Graph vocabulary is introduced: the points are called vertices and the lines are called edges. The student identifies and counts them on a figure.

Student tasks

  • Count how many vertices the figure has.
  • Count how many edges it has.

Room 7 · The degree of a vertex

Degree is defined: the number of edges touching a vertex. The student clicks each vertex and sees its degree in real time.

Student tasks

  • Click each vertex and read its degree.
  • Mentally note which have high degree and which have low degree.

Room 8 · Even and odd

The student classifies the vertices of several figures according to whether their degree is even or odd, consolidating the distinction that will be key to Euler's rule.

Student tasks

  • Calculate the degree of each vertex.
  • Classify each one as even or odd.

Room 9 · Traverse without repeating an edge

Three figures to trace. One of them has a trick: it looks possible but is not. The student practises and begins to sense the rule.

Student tasks

  • Attempt to trace all three figures.
  • Discover which one has a trick and why it cannot be done.

Room 10 · More practice

New figures to consolidate the tracing mechanic without repeating edges, with a wider variety of shapes.

Student tasks

  • Trace each figure without lifting the pencil or repeating edges.

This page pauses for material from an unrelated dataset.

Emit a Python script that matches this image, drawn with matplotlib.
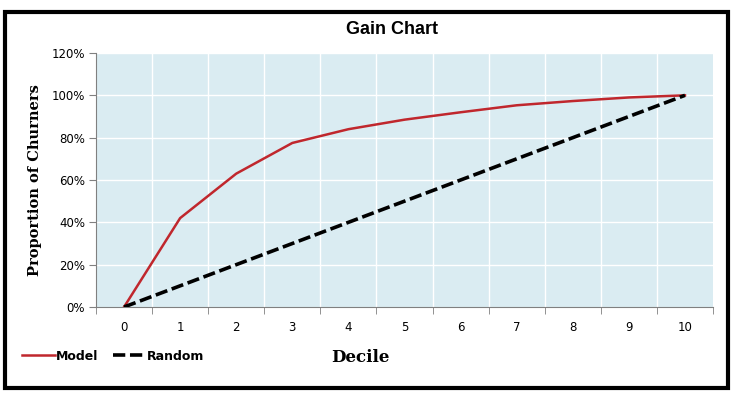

Room 11 · Can it be done or not?

Prediction quiz: the student marks YES or NO for each figure without tracing it. Sets the stage for discovering the rule that explains everything.

Student tasks

  • Look at each figure and decide whether it is traceable.
  • Mark YES or NO and check the result.

Room 12 · The magic rule!

Reveal scene: Leonhard Euler discovered nearly 300 years ago that the number of odd-degree vertices determines whether a figure is traceable and from where. The central moment of the lab.

Student tasks

  • Watch the animation that reveals Euler's rule.
  • Remember the rule: 0 odd → from any point; 2 odd → from one of them; more than 2 → impossible.

Room 13 · Odd-vertex hunters I

Guided practice: the student clicks the odd-degree vertices of each figure to identify them precisely and apply the rule.

Student tasks

  • Click all the odd-degree vertices in each figure.

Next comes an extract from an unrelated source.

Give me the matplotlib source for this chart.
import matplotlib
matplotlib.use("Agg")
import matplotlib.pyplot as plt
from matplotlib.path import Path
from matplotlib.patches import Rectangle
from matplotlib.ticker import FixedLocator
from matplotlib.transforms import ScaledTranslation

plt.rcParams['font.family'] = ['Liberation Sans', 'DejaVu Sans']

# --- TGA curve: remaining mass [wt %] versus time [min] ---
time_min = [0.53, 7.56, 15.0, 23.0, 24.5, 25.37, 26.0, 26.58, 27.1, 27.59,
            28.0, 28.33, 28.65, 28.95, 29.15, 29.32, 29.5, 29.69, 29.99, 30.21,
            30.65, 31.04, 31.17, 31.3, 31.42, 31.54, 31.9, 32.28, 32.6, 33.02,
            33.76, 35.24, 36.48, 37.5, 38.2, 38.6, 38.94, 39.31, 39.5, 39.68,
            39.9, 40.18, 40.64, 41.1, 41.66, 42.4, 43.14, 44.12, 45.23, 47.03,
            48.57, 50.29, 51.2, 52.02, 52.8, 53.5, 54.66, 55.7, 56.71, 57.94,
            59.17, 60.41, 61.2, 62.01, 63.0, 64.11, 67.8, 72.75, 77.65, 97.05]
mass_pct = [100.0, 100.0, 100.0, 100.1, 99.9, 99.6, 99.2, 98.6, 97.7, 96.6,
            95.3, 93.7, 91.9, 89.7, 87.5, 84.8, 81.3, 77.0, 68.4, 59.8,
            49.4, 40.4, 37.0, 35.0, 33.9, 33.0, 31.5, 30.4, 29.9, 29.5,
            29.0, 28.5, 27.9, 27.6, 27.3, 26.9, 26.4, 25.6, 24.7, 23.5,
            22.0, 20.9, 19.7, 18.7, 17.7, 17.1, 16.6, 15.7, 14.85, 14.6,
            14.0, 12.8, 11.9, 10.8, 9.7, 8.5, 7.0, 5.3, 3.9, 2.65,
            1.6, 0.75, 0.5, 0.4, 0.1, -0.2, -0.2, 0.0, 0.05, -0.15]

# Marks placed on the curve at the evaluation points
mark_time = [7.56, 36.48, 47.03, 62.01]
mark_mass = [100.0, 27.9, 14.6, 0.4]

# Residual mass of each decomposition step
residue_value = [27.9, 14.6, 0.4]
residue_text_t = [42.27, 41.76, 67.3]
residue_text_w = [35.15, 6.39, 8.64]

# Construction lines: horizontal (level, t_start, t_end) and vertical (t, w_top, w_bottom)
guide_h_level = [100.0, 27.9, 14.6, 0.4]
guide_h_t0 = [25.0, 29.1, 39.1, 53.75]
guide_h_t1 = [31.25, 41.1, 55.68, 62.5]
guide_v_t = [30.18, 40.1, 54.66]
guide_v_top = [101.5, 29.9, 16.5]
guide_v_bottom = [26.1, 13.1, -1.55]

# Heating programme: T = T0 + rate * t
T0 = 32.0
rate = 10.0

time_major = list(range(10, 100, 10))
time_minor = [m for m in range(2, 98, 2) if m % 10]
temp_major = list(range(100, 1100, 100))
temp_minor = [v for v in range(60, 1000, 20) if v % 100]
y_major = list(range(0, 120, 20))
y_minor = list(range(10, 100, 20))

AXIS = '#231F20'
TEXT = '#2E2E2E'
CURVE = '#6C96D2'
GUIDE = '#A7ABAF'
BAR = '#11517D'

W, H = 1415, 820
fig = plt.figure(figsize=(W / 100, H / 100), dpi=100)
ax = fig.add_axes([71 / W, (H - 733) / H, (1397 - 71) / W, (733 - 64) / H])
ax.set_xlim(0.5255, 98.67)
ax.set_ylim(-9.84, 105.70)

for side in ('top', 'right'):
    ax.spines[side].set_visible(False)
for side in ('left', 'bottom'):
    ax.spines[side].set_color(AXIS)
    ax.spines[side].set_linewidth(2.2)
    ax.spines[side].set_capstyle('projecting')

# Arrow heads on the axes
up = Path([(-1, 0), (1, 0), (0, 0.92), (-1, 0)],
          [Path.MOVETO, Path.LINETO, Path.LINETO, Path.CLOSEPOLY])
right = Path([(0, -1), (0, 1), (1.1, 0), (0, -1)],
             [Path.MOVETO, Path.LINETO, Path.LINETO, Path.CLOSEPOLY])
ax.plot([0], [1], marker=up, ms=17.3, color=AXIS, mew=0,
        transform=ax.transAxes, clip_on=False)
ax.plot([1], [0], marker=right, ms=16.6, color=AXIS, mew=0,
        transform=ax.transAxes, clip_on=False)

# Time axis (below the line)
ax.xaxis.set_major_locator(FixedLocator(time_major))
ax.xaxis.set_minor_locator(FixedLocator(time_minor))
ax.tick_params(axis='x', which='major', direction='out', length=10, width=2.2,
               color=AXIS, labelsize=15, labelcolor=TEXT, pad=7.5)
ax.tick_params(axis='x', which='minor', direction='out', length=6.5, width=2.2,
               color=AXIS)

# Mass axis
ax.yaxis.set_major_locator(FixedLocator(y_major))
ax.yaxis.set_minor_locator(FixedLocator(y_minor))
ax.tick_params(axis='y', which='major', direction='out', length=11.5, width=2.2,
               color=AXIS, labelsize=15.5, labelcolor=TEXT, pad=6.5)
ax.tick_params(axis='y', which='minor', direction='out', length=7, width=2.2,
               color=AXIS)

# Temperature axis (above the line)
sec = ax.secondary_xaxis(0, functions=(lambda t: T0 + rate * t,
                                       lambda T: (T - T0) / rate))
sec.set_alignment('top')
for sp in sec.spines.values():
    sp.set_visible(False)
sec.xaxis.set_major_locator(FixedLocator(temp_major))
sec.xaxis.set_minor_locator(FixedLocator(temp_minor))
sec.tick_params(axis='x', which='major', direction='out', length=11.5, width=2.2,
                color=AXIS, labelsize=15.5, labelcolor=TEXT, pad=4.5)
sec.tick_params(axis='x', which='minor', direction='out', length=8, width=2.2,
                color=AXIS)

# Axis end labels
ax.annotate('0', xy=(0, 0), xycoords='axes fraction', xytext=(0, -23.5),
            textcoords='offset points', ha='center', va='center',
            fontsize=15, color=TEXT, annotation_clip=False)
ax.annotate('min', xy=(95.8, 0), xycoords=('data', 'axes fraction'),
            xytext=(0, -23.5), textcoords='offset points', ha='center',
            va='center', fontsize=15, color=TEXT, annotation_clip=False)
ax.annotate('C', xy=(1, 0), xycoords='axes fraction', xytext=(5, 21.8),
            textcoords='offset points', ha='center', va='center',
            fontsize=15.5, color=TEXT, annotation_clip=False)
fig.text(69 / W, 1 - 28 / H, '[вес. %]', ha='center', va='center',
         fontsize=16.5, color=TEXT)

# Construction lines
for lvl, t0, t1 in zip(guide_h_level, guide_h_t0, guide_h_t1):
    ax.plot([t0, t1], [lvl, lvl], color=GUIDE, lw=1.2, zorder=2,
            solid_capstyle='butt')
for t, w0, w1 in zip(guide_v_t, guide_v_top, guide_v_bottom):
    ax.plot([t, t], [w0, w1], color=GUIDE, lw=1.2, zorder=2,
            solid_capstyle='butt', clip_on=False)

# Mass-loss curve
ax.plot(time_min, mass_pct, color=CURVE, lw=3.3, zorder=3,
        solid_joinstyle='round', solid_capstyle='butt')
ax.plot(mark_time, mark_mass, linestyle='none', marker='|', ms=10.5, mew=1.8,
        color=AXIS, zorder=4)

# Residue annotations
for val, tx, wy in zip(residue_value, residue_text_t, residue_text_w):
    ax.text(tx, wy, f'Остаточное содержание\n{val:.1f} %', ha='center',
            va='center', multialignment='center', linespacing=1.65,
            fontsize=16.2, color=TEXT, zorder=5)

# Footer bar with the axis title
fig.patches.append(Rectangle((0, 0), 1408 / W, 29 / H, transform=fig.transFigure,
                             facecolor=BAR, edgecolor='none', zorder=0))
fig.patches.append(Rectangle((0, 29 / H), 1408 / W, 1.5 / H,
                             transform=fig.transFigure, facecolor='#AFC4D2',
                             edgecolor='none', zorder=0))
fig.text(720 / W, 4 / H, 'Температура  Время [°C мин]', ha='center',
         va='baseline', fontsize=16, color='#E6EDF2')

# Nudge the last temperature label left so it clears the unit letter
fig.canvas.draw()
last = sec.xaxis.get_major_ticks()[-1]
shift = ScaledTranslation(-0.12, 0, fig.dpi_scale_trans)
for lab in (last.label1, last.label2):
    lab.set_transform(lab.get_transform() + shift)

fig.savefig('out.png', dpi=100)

Room 14 · Odd-vertex hunters II

Second round of figures for hunting odd-degree vertices, with more complex graphs that require careful counting.

Student tasks

  • Identify and click the odd-degree vertices in each figure.

Room 15 · The open envelope

An open-envelope-shaped figure (traceable with 2 odd vertices). The student must first find the odd-degree vertices and start from one of them.

Student tasks

  • Locate the odd-degree vertices before tracing.
  • Start from one of them and complete the trace.

Room 16 · The closed envelope

A closed-envelope figure (no odd-degree vertices: traceable from any point and returning to the start). The student applies the rule before attempting it.

Student tasks

  • Count the odd-degree vertices and predict whether it is possible.
  • Trace the closed envelope returning to the starting point.

Room 17 · House with a rug

A house with a rug line at the base, which adds complexity. The student identifies the odd-degree vertices and starts from one of them.

Student tasks

  • Find the odd-degree vertices in the more complete figure.
  • Trace starting from an odd-degree vertex.

Room 18 · The bridges of Königsberg

The historical problem: the city of Königsberg has 4 land areas and 7 bridges. Can all of them be crossed exactly once? The student discovers it is impossible.

Student tasks

  • Try to cross all 7 bridges without repeating any.
  • Confirm it is impossible because there are more than 2 odd-degree vertices.

Room 19 · Move a bridge

Interactive variant: the student moves one of the 7 bridges to see whether that change makes the route possible. New drag-bridge mechanic.

Student tasks

  • Mark which bridge to move and choose where to place it.
  • Check whether the new configuration satisfies Euler's rule.

Room 20 · A circular route

The student moves as many bridges as needed until all vertices have even degree, achieving a circular route (one that starts and ends at the same point).

Student tasks

  • Move bridges until no odd-degree vertex remains.
  • Trace the circular route that returns to the starting point.

Room 21 · Another city

A different city with two islands and their bridges. The student applies the rule independently: finds the odd-degree vertices and starts there.

Student tasks

  • Identify the odd-degree vertices.
  • Trace the route starting from one of them.

Room 22 · Three islands

A city with three islands where four locations (North, South, A and C) have odd degree. The student must move just ONE bridge so that all degrees become even and the walk is circular.

Student tasks

  • Find the single bridge move that makes all degrees even.
  • Trace the resulting circular route.

Room 23 · Diploma

Closing and congratulations screen. The student receives their diploma as an explorer of Eulerian graphs.

Student tasks

  • View the diploma and celebrate completing the walk.

Rooms to project

The most striking ones to show and discuss in class.

Room 12 · The magic rule! — The central reveal of the lab: Euler and his odd-vertex rule. Ideal for projecting the animation, pausing, and asking the class what pattern they see before the answer is shown.
Room 18 · The bridges of Königsberg — The historical problem that gave birth to graph theory. Project the city map and let the whole class try out loud whether crossing all 7 bridges is possible.
Room 11 · Can it be done or not? — Collective prediction moment: show the figures and collect YES/NO votes from the class before checking, generating debate about why some think it is possible and others do not.
Room 22 · Three islands — Engineering challenge: move a single bridge to fix the city. Great for projecting the graph and asking volunteers which bridge they would move and why.